FMCSA to Seek CSA Changes to Make Scoring Clearer

By Timothy Cama, Staff Reporter

This story appears in the June 17 print edition of Transport Topics.

The Federal Motor Carrier Safety Administration said it would propose changes to the public face of its Compliance, Safety, Accountability program later this year in an attempt to make clearer that the rankings are not necessarily safety scores.

“We recognize the presentation can be made clearer so visitors can better understand what the scores mean — and what they don’t mean,” FMCSA spokesman Duane DeBruyne told Transport Topics.

The changes will not affect how FMCSA calculates scores or uses CSA to prioritize its enforcement actions, DeBruyne said.



Instead, FMCSA wants to make changes to CSA’s Safety Measurement System to show users that percentile scores reflect carriers’ compliance with only certain regulations.

SMS data reflect how a company’s violations and audits compare with similar companies, expressed as percentile rankings in categories known as Behavior Analysis and Safety Improvement Categories. They are not official ratings, which

can be issued only after FMCSA auditors evaluate a carrier’s operations.

The SMS changes will make that distinction clearer, DeBruyne said.

The disclosure left trucking industry representatives disappointed that FMCSA is not taking action on other CSA issues, such as hiding all BASIC rankings from the public unless the scores can be correlated with crash risk.

“It’s a good first step,” said Rob Abbott, vice president of safety policy at American Trucking Associations. “Regardless of how they display it, the intent of the program is to reduce crashes, injuries and fatalities. Ultimately, the most effective way to do that

is to identify fleets that are more likely to have crashes.”

However, some BASICs have an inverse relationship to crash risk, Abbott said, citing a 2012 study by the American Transportation Research Institute.

“Intuitively, that tells us that posting that data publicly . . . will achieve the inverse of the intent.”

Abbott is a member of the Motor Carrier Safety Advisory Committee’s subcommittee on CSA, which is scheduled to meet this week in Arlington, Va.

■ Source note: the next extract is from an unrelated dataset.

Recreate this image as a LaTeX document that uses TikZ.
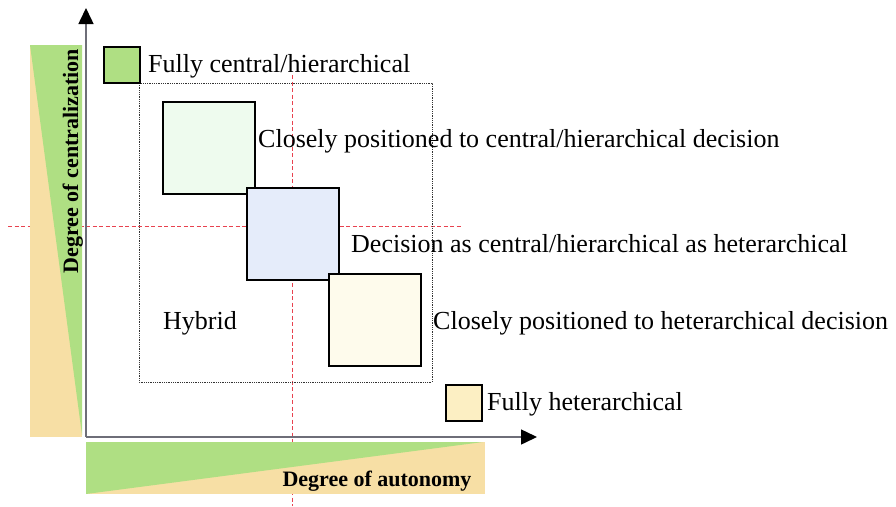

The majority of that subcommittee has recommended that FMCSA hide BASIC scores.

“The only circumstance under which the subcommittee said they should remain in public view is if removing them is not possible. So we’d be interested to know: Why isn’t it possible?” Abbott said.

Bob Petrancosta, vice president of safety at less-than-truckload carrier Con-way Freight, was suspicious of FMCSA’s actions.

“Any time you put a disclaimer on something, you’re providing an explanation that what you’re seeing is not always what you’re getting. If you have to put a disclaimer on scores because they’re not telling the right story, why not fix the problem, so that they do tell the right story?” he said.

Shippers, brokers and the public will use CSA scores to judge carriers’ safety, Petrancosta said.

“And if those scores aren’t a true reflection of a carrier’s safety performance, I have a problem with that,” he said.

Steve Owings, co-founder of Road Safe America, said that it is important to differentiate between scores that measure safety and those that measure only compliance with regulations, but both should be displayed.

“Clearly, if they’re statistically predictive of future crashes, then we don’t see any problem calling them just that,” he said.

Petrancosta and Owings also are members of the subcommittee.

DeBruyne said FMCSA also wants to make clearer that a carrier should not be considered unsafe just because the agency does not have data.

“The lack of data should not be interpreted to the detriment of the carrier,” DeBruyne said.

The agency also is considering switching how it counts violations in CSA, he said. Currently, each violation is given a numerical score for the purpose of the calculations, but FMCSA might switch to high, medium and low.

But that would not solve the problem of violation scores that are not properly weighted to correspond to crash risk, Abbott said.

Petrancosta agreed. “At the end of the day, whether you rank it through high-medium-low or numbers, you’re still weighting it. And I’m not quite sure what you get out of that change,” he said.

FMCSA will allow motor carriers to see a preview of the changes sometime this year and will provide time for comment. The preview then will be open to the public before the agency implements the final changes.

FMCSA’s latest major changes to CSA were finalized in December, after they were previewed by carriers in August. Those 11 changes centered on realigning the BASICs and increasing oversight of hazardous-materials carriers (12-10, p. 3).